ERP implementation utilizes various ERP software applications to improve the performance of organizations for resource planning, management control and operational control. These systems are built with logic and work flows touted as “industry best practices” that a customer can configure, to make the system more relevant to the way the business operates. Some customers prefer writing new modules and/or customizing current modules. This can pose serious problems when the core software is updated by the vendor and your system is “one-off” (i.e., different than the system all the other customers have). In such cases, it may be very relevant to change the company’s operations and work flow to correspond to the best practices codified in the ERP system to avoid upgrade and support problems, AND to improve company operations so that the new ERP system doesn’t simply re-automate bad practices and procedures.
ERP systems work in real-time, meaning that the exact status of everything is always available. Further, many of these systems are global.

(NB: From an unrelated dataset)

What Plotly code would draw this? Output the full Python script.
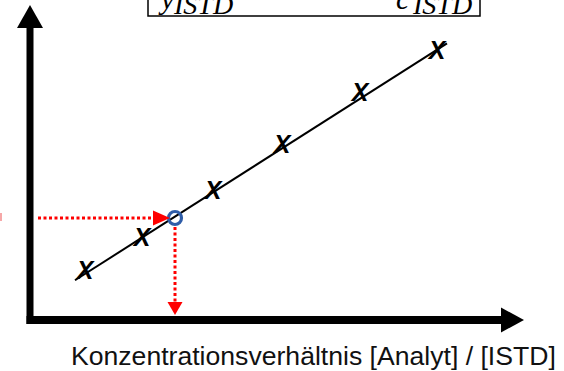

Since they can be deployed at sites around the world, they can work in multiple languages and currencies.
ERP selection and implementation is so difficult because it ordinarily involves not only implementing new software, but also accomplishing the following tasks, among others, in a tight timeframe:
- Identifying and prioritizing real functional requirements (including : must have, nice to have, can defer, can live w/out functionality),
- Preparing a Request for Proposal (RFP) and identifying selection criteria,
- Performing independent research on short-listed vendors, plus “appropriate reference checks”,
- Negotiating clear, enforceable contracts that incentivize parties to work thru difficult parts of project and clearly identify “agreed-to”:
- Party roles, responsibilities, deliverables,
- Project Management methodology to use,
- SDLC/software development and implementation methodology(ies) to be used & when/how they may be relaxed,
- Staffing requirements,
- Deliverable content, format, due dates, and approval and escalation processes,
- Dispute escalation/resolution process(es),
- Acceptance criteria for:
- software functionality; performance ability (e.g. scalability, maintainability, usability, testability, reliability, security, archiving, processing speeds, recovery/restart, etc.)

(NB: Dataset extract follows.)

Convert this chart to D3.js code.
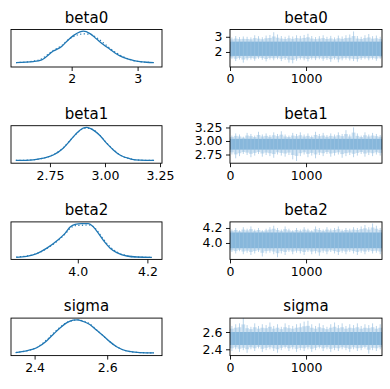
<!DOCTYPE html>
<html lang="en">
<head>
<meta charset="UTF-8">
<title>Trace plot</title>
<script src="https://cdn.jsdelivr.net/npm/d3@7"></script>
<style>
  body { margin: 0; background: #fff; }
  text { font-family: "DejaVu Sans", sans-serif; fill: #000; }
</style>
</head>
<body>
<script>
// variable names (one row each)
const varNames = ["beta0", "beta1", "beta2", "sigma"];

// density curves (relative height, peak = 1), two chains
const beta0Grid = [1.156, 1.419, 1.545, 1.722, 1.848, 1.924, 2.025, 2.126, 2.177, 2.278, 2.379, 2.48, 2.58, 2.681, 2.782, 2.883, 2.984, 3.136, 3.247];
const beta0Kde0 = [0.08, 0.11, 0.16, 0.42, 0.55, 0.70, 0.87, 0.98, 1.0, 0.93, 0.77, 0.61, 0.47, 0.33, 0.23, 0.17, 0.12, 0.09, 0.08];
const beta0Kde1 = [0.08, 0.12, 0.19, 0.44, 0.58, 0.71, 0.84, 0.91, 0.92, 0.91, 0.81, 0.66, 0.50, 0.36, 0.25, 0.17, 0.12, 0.09, 0.08];

const beta1Grid = [2.595, 2.674, 2.72, 2.765, 2.81, 2.84, 2.871, 2.901, 2.917, 2.947, 2.977, 3.008, 3.038, 3.068, 3.114, 3.159, 3.223];
const beta1Kde0 = [0.03, 0.05, 0.10, 0.19, 0.39, 0.60, 0.83, 0.98, 1.0, 0.92, 0.76, 0.53, 0.34, 0.19, 0.08, 0.04, 0.03];
const beta1Kde1 = [0.03, 0.05, 0.10, 0.20, 0.40, 0.61, 0.82, 0.96, 0.98, 0.93, 0.77, 0.54, 0.35, 0.19, 0.08, 0.04, 0.03];

const beta2Grid = [3.823, 3.853, 3.882, 3.911, 3.94, 3.964, 3.978, 3.992, 4.011, 4.03, 4.045, 4.059, 4.074, 4.093, 4.112, 4.141, 4.17, 4.213];
const beta2Kde0 = [0.01, 0.04, 0.12, 0.28, 0.50, 0.72, 0.90, 0.98, 1.0, 1.0, 0.90, 0.72, 0.50, 0.28, 0.15, 0.05, 0.02, 0.01];
const beta2Kde1 = [0.02, 0.05, 0.12, 0.27, 0.48, 0.70, 0.86, 0.94, 0.95, 0.96, 0.91, 0.75, 0.54, 0.32, 0.17, 0.06, 0.02, 0.01];

const sigmaGrid = [2.348, 2.378, 2.406, 2.433, 2.451, 2.47, 2.488, 2.506, 2.517, 2.534, 2.552, 2.571, 2.589, 2.607, 2.626, 2.653, 2.69, 2.729];
const sigmaKde0 = [0.04, 0.09, 0.18, 0.38, 0.57, 0.76, 0.91, 0.99, 1.0, 0.95, 0.86, 0.69, 0.53, 0.36, 0.21, 0.09, 0.04, 0.03];
const sigmaKde1 = [0.04, 0.09, 0.19, 0.41, 0.60, 0.78, 0.92, 0.98, 1.0, 0.97, 0.88, 0.70, 0.53, 0.36, 0.21, 0.09, 0.04, 0.03];

// trace column: 2000 draws, summarised in 40 blocks of 50 (block max / min) + dense central band
const nDraws = 2000;
const beta0Hi = [2.95, 3.05, 2.98, 3.02, 3.0, 2.96, 3.1, 3.04, 2.97, 3.08, 3.12, 3.3, 3.15, 3.05, 3.0, 3.08, 3.02, 3.1, 3.06, 3.12, 3.2, 3.05, 2.98, 3.04, 3.1, 3.0, 3.06, 2.96, 3.08, 3.02, 3.1, 3.15, 3.35, 3.05, 3.0, 3.1, 3.18, 3.04, 3.08, 3.0];
const beta0Lo = [1.55, 1.4, 1.5, 1.3, 1.45, 1.5, 1.42, 1.55, 1.48, 1.38, 1.5, 1.45, 1.52, 1.4, 1.48, 1.3, 1.25, 1.42, 1.5, 1.45, 1.38, 1.5, 1.46, 1.52, 1.42, 1.48, 1.35, 1.5, 1.32, 1.45, 1.5, 1.44, 1.4, 1.36, 1.48, 1.52, 1.45, 1.5, 1.42, 1.55];
const beta0Band = [1.74, 2.68];

const beta1Hi = [3.1, 3.14, 3.12, 3.08, 3.15, 3.13, 3.1, 3.17, 3.12, 3.14, 3.11, 3.16, 3.13, 3.18, 3.12, 3.1, 3.15, 3.13, 3.16, 3.12, 3.14, 3.1, 3.17, 3.13, 3.15, 3.11, 3.14, 3.12, 3.16, 3.13, 3.2, 3.12, 3.25, 3.14, 3.1, 3.16, 3.12, 3.15, 3.13, 3.11];
const beta1Lo = [2.75, 2.68, 2.72, 2.76, 2.74, 2.7, 2.73, 2.76, 2.71, 2.74, 2.72, 2.69, 2.75, 2.73, 2.71, 2.74, 2.66, 2.63, 2.72, 2.75, 2.7, 2.73, 2.68, 2.74, 2.72, 2.76, 2.71, 2.73, 2.75, 2.69, 2.72, 2.74, 2.7, 2.73, 2.76, 2.71, 2.74, 2.72, 2.75, 2.73];
const beta1Band = [2.84, 3.04];

const beta2Hi = [4.18, 4.2, 4.17, 4.21, 4.19, 4.22, 4.18, 4.2, 4.17, 4.19, 4.21, 4.23, 4.2, 4.18, 4.22, 4.19, 4.17, 4.2, 4.18, 4.21, 4.19, 4.17, 4.22, 4.2, 4.18, 4.21, 4.19, 4.2, 4.22, 4.18, 4.2, 4.19, 4.21, 4.2, 4.22, 4.24, 4.21, 4.26, 4.23, 4.2];
const beta2Lo = [3.88, 3.86, 3.89, 3.85, 3.87, 3.84, 3.86, 3.88, 3.82, 3.86, 3.87, 3.85, 3.81, 3.86, 3.84, 3.88, 3.85, 3.87, 3.86, 3.84, 3.88, 3.85, 3.86, 3.83, 3.87, 3.85, 3.88, 3.86, 3.84, 3.87, 3.85, 3.88, 3.86, 3.84, 3.87, 3.85, 3.88, 3.86, 3.87, 3.85];
const beta2Band = [3.93, 4.14];

const sigmaHi = [2.67, 2.69, 2.7, 2.76, 2.68, 2.66, 2.7, 2.67, 2.69, 2.68, 2.71, 2.67, 2.69, 2.66, 2.7, 2.68, 2.67, 2.69, 2.7, 2.72, 2.73, 2.69, 2.67, 2.7, 2.68, 2.66, 2.69, 2.71, 2.68, 2.7, 2.67, 2.69, 2.68, 2.7, 2.67, 2.69, 2.68, 2.7, 2.67, 2.69];
const sigmaLo = [2.38, 2.4, 2.37, 2.39, 2.36, 2.4, 2.38, 2.41, 2.37, 2.39, 2.4, 2.38, 2.36, 2.39, 2.41, 2.38, 2.4, 2.37, 2.39, 2.38, 2.4, 2.37, 2.39, 2.41, 2.38, 2.4, 2.37, 2.39, 2.38, 2.4, 2.39, 2.37, 2.4, 2.38, 2.39, 2.41, 2.35, 2.39, 2.38, 2.4];
const sigmaBand = [2.45, 2.60];

// tick labels
const kdeTicks = [[2, 3], [2.75, 3.0, 3.25], [4.0, 4.2], [2.4, 2.6]];
const traceYTicks = [[2, 3], [2.75, 3.0, 3.25], [4.0, 4.2], [2.4, 2.6]];
const traceXTicks = [0, 1000];

// axis ranges as shown
const kdeXDomain = [[1.08, 3.37], [2.573, 3.259], [3.808, 4.242], [2.335, 2.751]];
const traceYDomain = [[1.01, 3.48], [2.589, 3.283], [3.781, 4.281], [2.327, 2.761]];

const rows = [
  {grid: beta0Grid, k0: beta0Kde0, k1: beta0Kde1, hi: beta0Hi, lo: beta0Lo, band: beta0Band},
  {grid: beta1Grid, k0: beta1Kde0, k1: beta1Kde1, hi: beta1Hi, lo: beta1Lo, band: beta1Band},
  {grid: beta2Grid, k0: beta2Kde0, k1: beta2Kde1, hi: beta2Hi, lo: beta2Lo, band: beta2Band},
  {grid: sigmaGrid, k0: sigmaKde0, k1: sigmaKde1, hi: sigmaHi, lo: sigmaLo, band: sigmaBand}
];

const W = 390, H = 389;
const leftX = [11, 162], rightX = [230, 382];
const rowTop = i => 29.5 + i * 96.2;
const rowH = 37.5;
const blue = "#1f77b4";

const svg = d3.select("body").append("svg")
    .attr("width", W)
    .attr("height", H);

function tickFormatFor(ticks) {
  const dec = d3.max(ticks, t => {
    const s = String(t).split(".")[1];
    return s ? s.length : 0;
  });
  return d3.format("." + dec + "f");
}

function styleAxis(g) {
  g.selectAll(".domain").remove();
  g.selectAll("line").attr("stroke", "#000").attr("stroke-width", 0.9);
  g.selectAll("text").attr("font-size", 12.5).style("font-family", "DejaVu Sans");
}

rows.forEach((r, i) => {
  const top = rowTop(i), bottom = top + rowH;

  // ---------- left: KDE ----------
  const x = d3.scaleLinear().domain(kdeXDomain[i]).range(leftX);
  const y = d3.scaleLinear().domain([-0.05, 1.05]).range([bottom, top]);
  const gk = svg.append("g");

  const line = d3.line()
      .x(d => x(d[0]))
      .y(d => y(d[1]))
      .curve(d3.curveMonotoneX);

  gk.append("path")
      .datum(r.grid.map((g, j) => [g, r.k1[j]]))
      .attr("d", line)
      .attr("fill", "none")
      .attr("stroke", blue)
      .attr("stroke-width", 1.2)
      .attr("stroke-dasharray", "1.2,2.4");

  gk.append("path")
      .datum(r.grid.map((g, j) => [g, r.k0[j]]))
      .attr("d", line)
      .attr("fill", "none")
      .attr("stroke", blue)
      .attr("stroke-width", 1.3);

  gk.append("g")
      .attr("transform", `translate(0,${bottom})`)
      .call(d3.axisBottom(x).tickValues(kdeTicks[i]).tickFormat(tickFormatFor(kdeTicks[i])).tickSize(4).tickPadding(3.5))
      .call(styleAxis);

  gk.append("rect")
      .attr("x", leftX[0]).attr("y", top)
      .attr("width", leftX[1] - leftX[0]).attr("height", rowH)
      .attr("fill", "none").attr("stroke", "#000").attr("stroke-width", 0.9);

  gk.append("text")
      .attr("x", (leftX[0] + leftX[1]) / 2)
      .attr("y", top - 7)
      .attr("text-anchor", "middle")
      .attr("font-size", 15)
      .text(varNames[i]);

  // ---------- right: trace ----------
  const tx = d3.scaleLinear().domain([0, nDraws - 1]).range(rightX);
  const ty = d3.scaleLinear().domain(traceYDomain[i]).range([bottom, top]);
  const gt = svg.append("g");
  const blk = nDraws / r.hi.length;
  const blocks = r.hi.map((h, j) => ({j, h, l: r.lo[j]}));

  // light halo between block extremes
  gt.append("g").selectAll("rect")
      .data(blocks)
      .join("rect")
      .attr("x", d => tx(d.j * blk))
      .attr("width", d => tx((d.j + 1) * blk) - tx(d.j * blk))
      .attr("y", d => ty(d.h * 0.55 + r.band[1] * 0.45))
      .attr("height", d => ty(d.l * 0.55 + r.band[0] * 0.45) - ty(d.h * 0.55 + r.band[1] * 0.45))
      .attr("fill", "#b3d1e9")
      .attr("opacity", 0.7);

  // dense central band
  gt.append("rect")
      .attr("x", tx(0)).attr("width", tx(nDraws - 1) - tx(0))
      .attr("y", ty(r.band[1])).attr("height", ty(r.band[0]) - ty(r.band[1]))
      .attr("fill", "#87b7db");

  // block extremes as spikes
  gt.append("g").selectAll("line")
      .data(blocks)
      .join("line")
      .attr("x1", d => tx((d.j + 0.5) * blk))
      .attr("x2", d => tx((d.j + 0.5) * blk))
      .attr("y1", d => ty(d.h))
      .attr("y2", d => ty(d.l))
      .attr("stroke", "#9cc3e2")
      .attr("stroke-width", 1)
      .attr("opacity", 0.7);

  gt.append("g")
      .attr("transform", `translate(0,${bottom})`)
      .call(d3.axisBottom(tx).tickValues(traceXTicks).tickFormat(d3.format("d")).tickSize(4).tickPadding(3.5))
      .call(styleAxis);

  gt.append("g")
      .attr("transform", `translate(${rightX[0]},0)`)
      .call(d3.axisLeft(ty).tickValues(traceYTicks[i]).tickFormat(tickFormatFor(traceYTicks[i])).tickSize(4).tickPadding(3.5))
      .call(styleAxis);

  gt.append("rect")
      .attr("x", rightX[0]).attr("y", top)
      .attr("width", rightX[1] - rightX[0]).attr("height", rowH)
      .attr("fill", "none").attr("stroke", "#000").attr("stroke-width", 0.9);

  gt.append("text")
      .attr("x", (rightX[0] + rightX[1]) / 2)
      .attr("y", top - 7)
      .attr("text-anchor", "middle")
      .attr("font-size", 15)
      .text(varNames[i]);
});
</script>
</body>
</html>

- Testing strategy & plans throughout system development at all levels; criteria for software promotion to next level of tests,
- Payment schedules,
- Levels of acceptable project/product risk; responsibility/system to id/mitigate ris
- Acceptance criteria for:
- Changing user jobs & skills requirements,
- Changing, upgrading, acquiring, configuring new hardware, netware, peripherals
- Changing the role and skills required of internal IT department,
- Altering company processes,
- Shifting functional organization structures,
- Cleansing, reformatting and mapping data,
- Interfacing with other 3rd party applications,
- Creating new policies, procedures, work flows and controls,
- Retraining staff,
- Rewiring the organization with new telecommunications networks,
- Hosting company applications offsite with the ERP vendor,
- Outsourcing all or part of the system and system support applications and functions,
- Identifying the tasks needed to accomplish all of the above and more (can be 5,000 to 10,000 tasks; budgeting and estimating each task; staffing the project; determining critical path, and managing the toughest project that a corporate project manager may have ever managed.